Gehry tried to shrug off criticism and told the New Yorker in 2007, “You kind of say, ‘At least they’re looking!'”
But he was not always so sanguine. While in Spain in October 2014 to accept an award Gehry was asked about criticism that his work was too showy. He raised his middle finger and said: “In this world we are living in, 98 percent of everything that is built and designed today is pure shit. There’s no sense of design, no respect for humanity or for anything else. They are damn buildings and that’s it.”
Born in Toronto
Gehry was born Frank Owen Goldberg on February 28, 1929, in Toronto, the son of Polish Jews. He was already designing buildings and miniature cities out of scraps of wood as a child.
“That’s what I remembered, years later, when I was struggling to find out what I wanted to do in life,” he told the New Yorker magazine in 1977. “It made me think about architecture. It also gave me the idea that an adult could play.”
After graduating from the University of Southern California, Gehry went through a restless period. He worked at a couple of Los Angeles architecture firms, began studies at the Harvard Graduate School of Design but quit without a degree, served a year in the U.S. Army and moved to Paris for a year.

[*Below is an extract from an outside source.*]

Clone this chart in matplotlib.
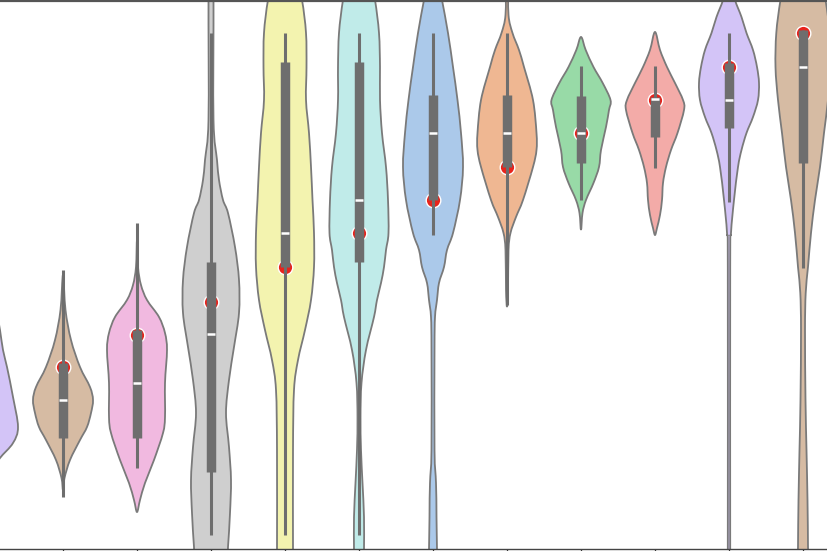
import colorsys
import numpy as np
import matplotlib
matplotlib.use("Agg")
import matplotlib.pyplot as plt
import matplotlib.colors as mcolors
from matplotlib.path import Path
from matplotlib.patches import PathPatch

# ---------------- data ----------------
positions = [0, 1, 2, 3, 4, 5, 6, 7, 8, 9, 10, 11]
colors_hex = ['#d0bbff', '#debb9b', '#fab0e4', '#cfcfcf', '#fffea3', '#b9f2f0',
              '#a1c9f4', '#ffb482', '#8de5a1', '#ff9f9b', '#d0bbff', '#debb9b']

# density profile of each violin: value levels and half-width (density)
coords = [
    [64, 79, 91, 106, 122, 152, 182, 199, 219, 249, 289],
    [59, 71, 89, 109, 122, 136, 149, 162, 182, 209, 239, 274],
    [37, 49, 66, 89, 116, 132, 166, 199, 216, 232, 249, 264, 282, 309],
    [-21, 2, 36, 69, 102, 136, 169, 202, 236, 269, 302, 336, 349, 369, 389, 429, 549, 569],
    [-21, 0, 99, 159, 189, 219, 249, 282, 316, 349, 382, 416, 449, 482, 516, 549, 579],
    [-21, -1, 32, 66, 99, 132, 166, 199, 232, 249, 266, 282, 299, 316, 349, 382, 416, 449, 482, 516, 549, 579],
    [-21, 32, 66, 99, 199, 232, 249, 266, 282, 299, 316, 349, 382, 416, 449, 482, 516, 549, 569, 589],
    [242, 259, 299, 316, 332, 349, 382, 399, 416, 449, 482, 499, 516, 534, 569],
    [319, 336, 349, 366, 382, 399, 422, 439, 449, 466, 482, 499, 512],
    [314, 321, 334, 349, 366, 382, 399, 416, 439, 449, 466, 482, 499, 517],
    [-21, 0, 282, 316, 349, 382, 399, 416, 432, 449, 466, 482, 499, 516, 532, 549, 564, 579],
    [-21, 2, 49, 99, 149, 219, 256, 282, 316, 349, 382, 416, 449, 482, 516, 549, 589],
]
density = [
    [0.5, 4, 11, 24, 29, 24, 18, 14, 11, 6, 1],
    [0, 1.5, 7, 17, 24, 28, 30, 27, 17, 8, 2.5, 0],
    [0, 3, 8, 17, 26, 28, 28, 30, 28, 22, 10, 4, 1, 0],
    [15, 17, 19, 20, 18, 15, 18, 23, 28, 28, 24, 17, 12, 8, 6, 2.5, 2.5, 1.5],
    [8, 8, 8, 9, 13, 20, 26, 29, 29, 27.5, 26, 24, 21, 21.5, 21, 17, 10],
    [5, 5, 5, 3.5, 2, 1.5, 2.5, 7, 15, 18, 22, 25, 27, 29.5, 29, 27, 23, 21, 21, 20, 16, 10],
    [3.5, 3.5, 3, 1.5, 1.5, 2, 4, 6, 11, 14, 20, 27, 30, 28, 24.5, 20, 15, 9, 5, 1],
    [0, 1, 1.5, 3.5, 9, 16, 26, 29.5, 29.5, 26, 17, 12, 5.5, 1.5, 1],
    [0, 1.5, 5, 12.5, 18, 20, 25, 28, 29.5, 21.7, 12.5, 4.7, 0],
    [0, 2, 5, 7, 8, 11, 16, 22.5, 29, 28, 20, 12, 5, 0],
    [1.2, 1.2, 1.2, 2, 5, 9, 12.5, 17.5, 24, 29, 30, 28, 24, 17.5, 12.5, 6, 3, 1],
    [5, 5, 4.5, 3.5, 2.5, 2, 2.7, 5, 8, 12, 17, 21, 25, 27.5, 26.7, 22.5, 15],
]
box_low = [109, 111, 111, 77, 282, 287, 349, 382, 386, 412, 421, 386]
box_high = [179, 186, 219, 287, 487, 487, 454, 454, 453, 452, 486, 519]
medians = [139, 149, 166, 215, 316, 349, 416, 416, 416, 450, 449, 482]
whisk_low = [69, 52, 81, 14, 14, 14, 314, 244, 349, 381, 347, 281]
whisk_high = [269, 279, 326, 516, 516, 516, 516, 516, 483, 483, 516, 519]
highlight = [149, 182, 214, 247, 282, 316, 349, 382, 416, 449, 482, 516]

# ---------------- figure ----------------
W, H = 828, 551
fig = plt.figure(figsize=(W / 100, H / 100), dpi=100)
ax = fig.add_axes([0, 2 / H, 1, 548 / H])

px_per_unit = 74.0   # horizontal scale: 74 px between categories
dens_scale = 1.0 / px_per_unit


def desat(c, prop=0.75):
    r, g, b = mcolors.to_rgb(c)
    h, l, s = colorsys.rgb_to_hls(r, g, b)
    return colorsys.hls_to_rgb(h, l, s * prop)


def smooth_violin_path(pos, cs, ds):
    cs = np.asarray(cs, float)
    ds = np.asarray(ds, float) * dens_scale
    right = [(pos + d, c) for c, d in zip(cs, ds)]
    left = [(pos - d, c) for c, d in zip(cs[::-1], ds[::-1])]
    if ds[-1] == 0:
        left = left[1:]
    if ds[0] == 0:
        left = left[:-1]
    pts = np.array(right + left)
    n = len(pts)
    verts = [pts[0]]
    codes = [Path.MOVETO]
    for i in range(n):
        p0 = pts[(i - 1) % n]
        p1 = pts[i]
        p2 = pts[(i + 1) % n]
        p3 = pts[(i + 2) % n]
        c1 = p1 + (p2 - p0) / 6.0
        c2 = p2 - (p3 - p1) / 6.0
        verts += [c1, c2, p2]
        codes += [Path.CURVE4] * 3
    verts.append(pts[0])
    codes.append(Path.CLOSEPOLY)
    return Path(np.array(verts), codes)


for i, pos in enumerate(positions):
    patch = PathPatch(smooth_violin_path(pos, coords[i], density[i]),
                      facecolor=desat(colors_hex[i]), edgecolor='#7a7a7a',
                      lw=1.3, zorder=2)
    ax.add_patch(patch)

box_col = '#6e6e6e'
ax.plot(positions, highlight, 'o', ms=10.5, mfc='#e8231c', mec='white',
        mew=1.0, ls='none', zorder=3)
ax.vlines(positions, whisk_low, whisk_high, color=box_col, lw=2.2, zorder=4)
ax.vlines(positions, box_low, box_high, color=box_col, lw=6.8, zorder=5)
ax.plot(positions, medians, ls='none', marker='_', ms=5.5, mew=1.8,
        color='white', zorder=6)

for s in ['left', 'right']:
    ax.spines[s].set_visible(False)
ax.spines['top'].set_color('#555555')
ax.spines['top'].set_linewidth(1.6)
ax.spines['bottom'].set_color('#444444')
ax.spines['bottom'].set_linewidth(1.0)
ax.set_xticks(positions)
ax.set_xticklabels([])
ax.set_yticks([])
ax.tick_params(axis='x', length=3.5, width=0.9, color='#333333')

# category 0 sits 11 px left of the figure edge
ax.set_xlim(11.0 / px_per_unit, 11.0 / px_per_unit + W / px_per_unit)
ax.set_ylim(0, 548)

fig.savefig('out.png', dpi=100)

By the time he returned to Los Angeles in 1962 he had changed his last name to Gehry at his wife’s suggestion as a way to avoid anti-Semitism.

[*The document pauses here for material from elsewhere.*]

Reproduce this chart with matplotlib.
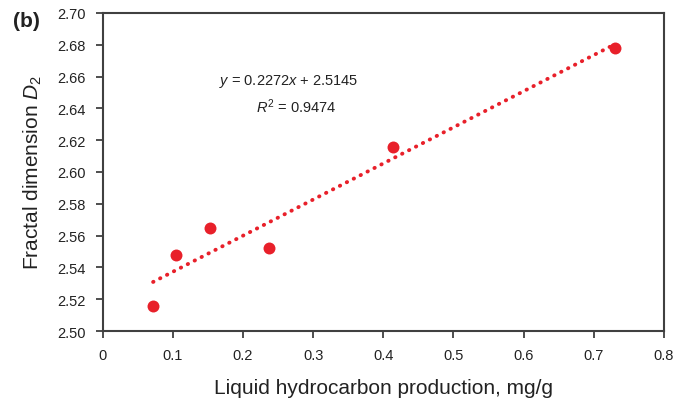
import numpy as np
import matplotlib.pyplot as plt

# liquid hydrocarbon production (mg/g) vs fractal dimension D2
production = [0.072, 0.105, 0.153, 0.237, 0.414, 0.730]
d2 = [2.516, 2.548, 2.565, 2.552, 2.616, 2.678]
slope, intercept, r2 = 0.2272, 2.5145, 0.9474

plt.rcParams['font.family'] = ['Liberation Sans', 'DejaVu Sans']
plt.rcParams['mathtext.fontset'] = 'custom'
plt.rcParams['mathtext.rm'] = 'Liberation Sans'
plt.rcParams['mathtext.it'] = 'Liberation Sans:italic'

red = '#e8202a'
dark = '#404040'

fig = plt.figure(figsize=(6.9, 4.1), dpi=100)
ax = fig.add_axes([0.1487, 0.1902, 0.8136, 0.7757])

# linear trend line
xl = np.array([min(production), max(production)])
ax.plot(xl, slope * xl + intercept, linestyle=(0, (0.1, 1.9)), color=red,
        linewidth=2.8, dash_capstyle='round')
ax.plot(production, d2, 'o', color=red, markersize=8.6, markeredgewidth=0)

ax.set_xlim(0, 0.8)
ax.set_ylim(2.50, 2.70)
ax.set_xticks(np.arange(0, 0.81, 0.1))
ax.set_xticklabels(['0', '0.1', '0.2', '0.3', '0.4', '0.5', '0.6', '0.7', '0.8'])
ax.set_yticks(np.arange(2.50, 2.701, 0.02))
ax.set_yticklabels([f'{v:.2f}' for v in np.arange(2.50, 2.701, 0.02)])
ax.tick_params(direction='out', length=5, width=1.3, color=dark,
               labelsize=10.5, labelcolor='#222222', pad=7)
for s in ax.spines.values():
    s.set_color(dark)
    s.set_linewidth(1.5)

ax.set_xlabel('Liquid hydrocarbon production, mg/g', fontsize=15,
              color='#222222', labelpad=12)
ax.set_ylabel('Fractal dimension $D_2$', fontsize=15, color='#222222',
              labelpad=10)

ax.text(0.2655, 2.6574, f'$y$ = {slope}$x$ + {intercept}', ha='center',
        va='center', fontsize=10.5, color='#222222')
ax.text(0.276, 2.6417, f'$R^2$ = {r2}', ha='center', va='center',
        fontsize=10.5, color='#222222')

fig.text(0.0384, 0.9476, '(b)', fontsize=15, fontweight='bold',
         ha='center', va='center', color='#222222')

fig.savefig('out.png', dpi=100)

Won Pritzker Prize in 1989
His breakthrough project was in 1978 rebuilding his own Santa Monica home – taking a pink traditional Dutch colonial house and turning it into something fantastical with common materials such chain-link fencing, corrugated aluminum and unfinished plywood.
By the mid-1980s, Gehry was attracting international attention with buildings sheathed in stainless steel or aluminum that seemed to bend and sway, subverting the conventions of architecture.
In 1989, Gehry won the Pritzker Prize, his profession’s most prestigious award. But he really hit the big time with the Guggenheim Museum in Bilbao, which was completed in 1997 using computer software that enabled him to build in increasingly eccentric shapes.
Gehry, who was married twice and had four children, also designed furniture, jewelry, watches, a bottle for a vodka distiller and a hat for singer Lady Gaga that looked like a tall, crumpled mass of silver fabric.